Many magnetic recording systems employ a recording and playback head which has more than one transducer for a given track of the magnetic recording tape. For example, "read after write" heads have separate transducers for reading and writing data along the same track, and "read write read" heads have three transducers, a configuration which allows the head to operate as a "read after write" head in either direction of tape travel. (An erase transducer is generally included, but is not relevant here.)
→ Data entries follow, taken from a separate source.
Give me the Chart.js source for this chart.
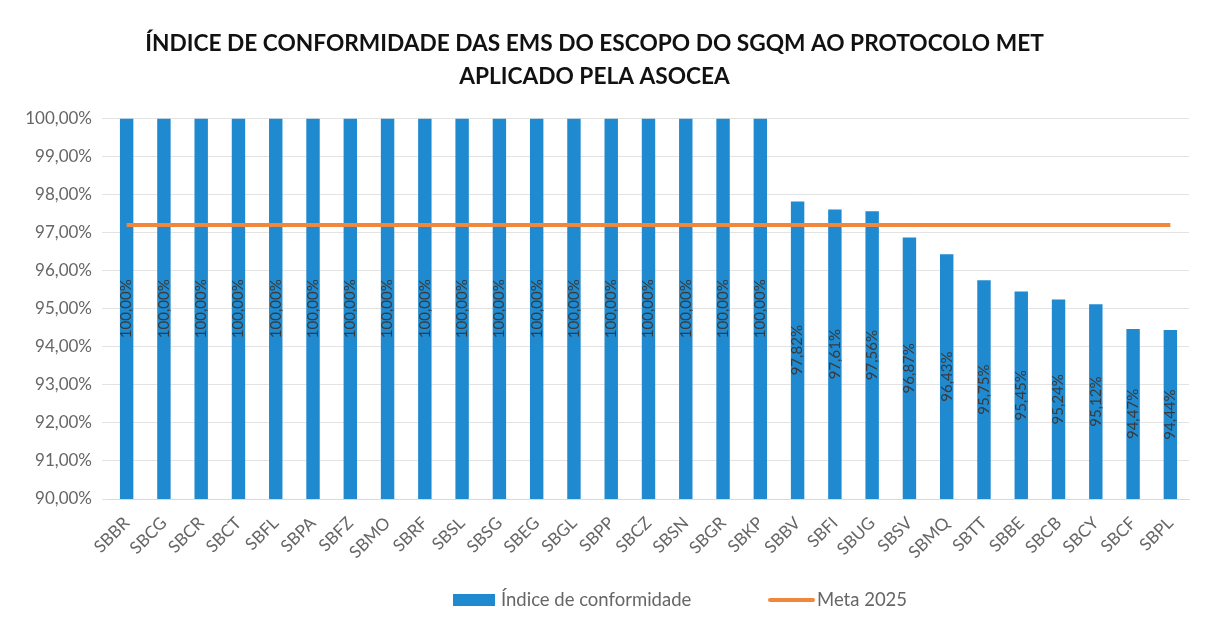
<!DOCTYPE html>
<html>
<head>
<meta charset="utf-8">
<script src="https://cdn.jsdelivr.net/npm/chart.js@4/dist/chart.umd.min.js"></script>
<style>
html,body{margin:0;padding:0;background:#fff;}
#wrap{width:1211px;height:628px;position:relative;}
</style>
</head>
<body>
<div id="wrap"><canvas id="c" width="1211" height="628"></canvas></div>
<script>
const categories = ["SBBR","SBCG","SBCR","SBCT","SBFL","SBPA","SBFZ","SBMO","SBRF","SBSL","SBSG","SBEG","SBGL","SBPP","SBCZ","SBSN","SBGR","SBKP","SBBV","SBFI","SBUG","SBSV","SBMQ","SBTT","SBBE","SBCB","SBCY","SBCF","SBPL"];
const conformidade = [100,100,100,100,100,100,100,100,100,100,100,100,100,100,100,100,100,100,97.82,97.61,97.56,96.87,96.43,95.75,95.45,95.24,95.12,94.47,94.44];
const meta2025 = categories.map(() => 97.2);
const titleLines = ["ÍNDICE DE CONFORMIDADE DAS EMS DO ESCOPO DO SGQM AO PROTOCOLO MET","APLICADO PELA ASOCEA"];

const fmt = v => v.toFixed(2).replace('.', ',') + '%';
const FONT = "Lato, 'Open Sans', sans-serif";
const BLUE = '#1f8ad0';
const ORANGE = '#f0873a';

const barLabels = {
  id: 'barLabels',
  afterDraw(chart) {
    const ctx = chart.ctx;
    const xs = chart.scales.x, ys = chart.scales.y;
    const base = ys.getPixelForValue(ys.min);
    ctx.save();
    ctx.font = "15px " + FONT;
    ctx.fillStyle = '#3a3a3a';
    ctx.textAlign = 'center';
    ctx.textBaseline = 'middle';
    conformidade.forEach((v, i) => {
      const x = xs.getPixelForValue(i);
      const y = ys.getPixelForValue(v);
      const cy = (y + base) / 2;
      ctx.save();
      ctx.translate(x, cy);
      ctx.rotate(-Math.PI / 2);
      ctx.fillText(fmt(v), 0, 0);
      ctx.restore();
    });
    ctx.restore();

    // legend
    const items = chart.data.datasets;
    const ly = 600;
    ctx.save();
    ctx.font = "18.5px " + FONT;
    ctx.textBaseline = 'middle';
    ctx.textAlign = 'left';
    ctx.fillStyle = items[0].backgroundColor;
    ctx.fillRect(453, ly - 6, 42, 12);
    ctx.fillStyle = '#666666';
    ctx.fillText(items[0].label, 501, ly);
    ctx.strokeStyle = items[1].borderColor;
    ctx.lineWidth = 4;
    ctx.lineCap = 'round';
    ctx.beginPath();
    ctx.moveTo(770, ly);
    ctx.lineTo(813, ly);
    ctx.stroke();
    ctx.fillText(items[1].label, 817, ly);
    ctx.restore();
  }
};

new Chart(document.getElementById('c'), {
  type: 'bar',
  data: {
    labels: categories,
    datasets: [
      {
        type: 'bar',
        label: 'Índice de conformidade',
        data: conformidade,
        backgroundColor: BLUE,
        borderWidth: 0,
        barPercentage: 0.36,
        categoryPercentage: 1,
        order: 1
      },
      {
        type: 'line',
        label: 'Meta 2025',
        data: meta2025,
        borderColor: ORANGE,
        backgroundColor: ORANGE,
        borderWidth: 4,
        pointRadius: 0,
        fill: false,
        order: 0
      }
    ]
  },
  options: {
    responsive: false,
    animation: false,
    devicePixelRatio: 1,
    layout: { padding: { left: 0, right: 22, top: 0, bottom: 69 } },
    plugins: {
      title: {
        display: true,
        text: titleLines,
        color: '#111',
        font: { family: FONT, size: 22.7, weight: 'bold', lineHeight: 1.42 },
        padding: { top: 28, bottom: 26 }
      },
      legend: { display: false },
      tooltip: { enabled: false }
    },
    scales: {
      x: {
        offset: true,
        afterFit(scale) { scale.height = 60; },
        grid: { display: false },
        border: { color: '#d9d9d9' },
        ticks: {
          color: '#666666',
          font: { family: FONT, size: 17 },
          minRotation: 45,
          maxRotation: 45,
          autoSkip: false,
          padding: 6
        }
      },
      y: {
        min: 90,
        max: 100,
        afterFit(scale) { scale.width = 108; },
        grid: { color: '#e3e3e3', drawTicks: true, tickLength: 6 },
        border: { display: false },
        ticks: {
          stepSize: 1,
          color: '#666666',
          font: { family: FONT, size: 17 },
          padding: 10,
          callback: v => fmt(v)
        }
      }
    }
  },
  plugins: [barLabels]
});
</script>
</body>
</html>
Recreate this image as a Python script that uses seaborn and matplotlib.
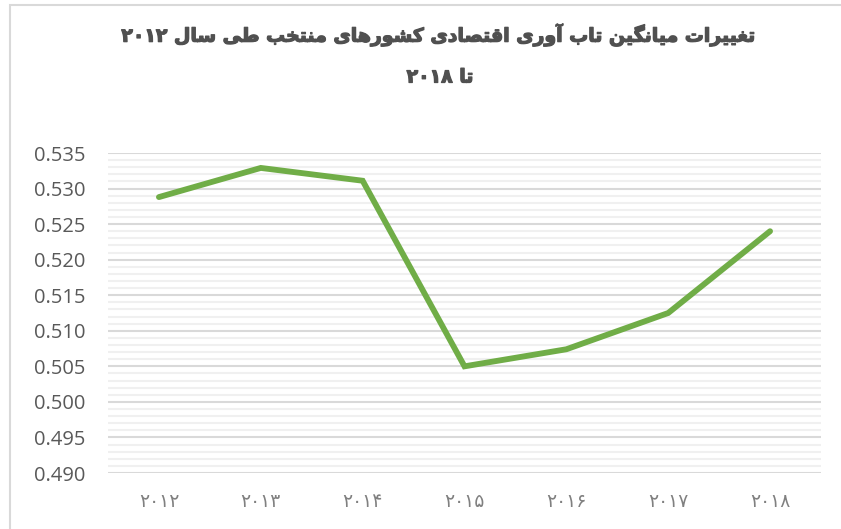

Proper alignment of the transducers with respect to a reference plane of the system requires low tolerance specifications on the size and location of the transducers, as well as on the amount by which they may deviate from being parallel to each other and perpendicular to the base plane. However, even transducers manufactured within accepted tolerances may deviate from perfect alignment along data tracks. And, of course, the recording tape should also be aligned with respect to the reference plane within tolerances, but perfect alignment of the tape does not always occur. These problems are especially apparent when adding a new track, or when appending or overwriting data to an existing track, and more especially when that existing track was created by a different drive than the one in use.
The error due to improper head alignment with respect to the reference plane (known as head azimuth error) and the error due to improper tape alignment with respect to the reference plane (known as tape slope error) are in theory separate from each other, but in practice they both produce a common misalignment effect.
A full description of the geometry of head/track alignment errors and the hardware applicable to a magnetic recording system capable of compensating for such errors is found in either of U.S. Pat. Nos. 4,866,548 (Rudi) or 5,001,580 (Aranovsky et al.), each incorporated by reference into this application. The correction methods disclosed in these patents involve a special additional track that is read with the read transducer. However, these methods cannot be advantageously modified to directly apply to the write transducer, because using the write transducer in a reading mode requires modified electronic processing, at additional cost, and the wider gap width typical of write transducers may lead to poor signal quality, especially at higher data densities.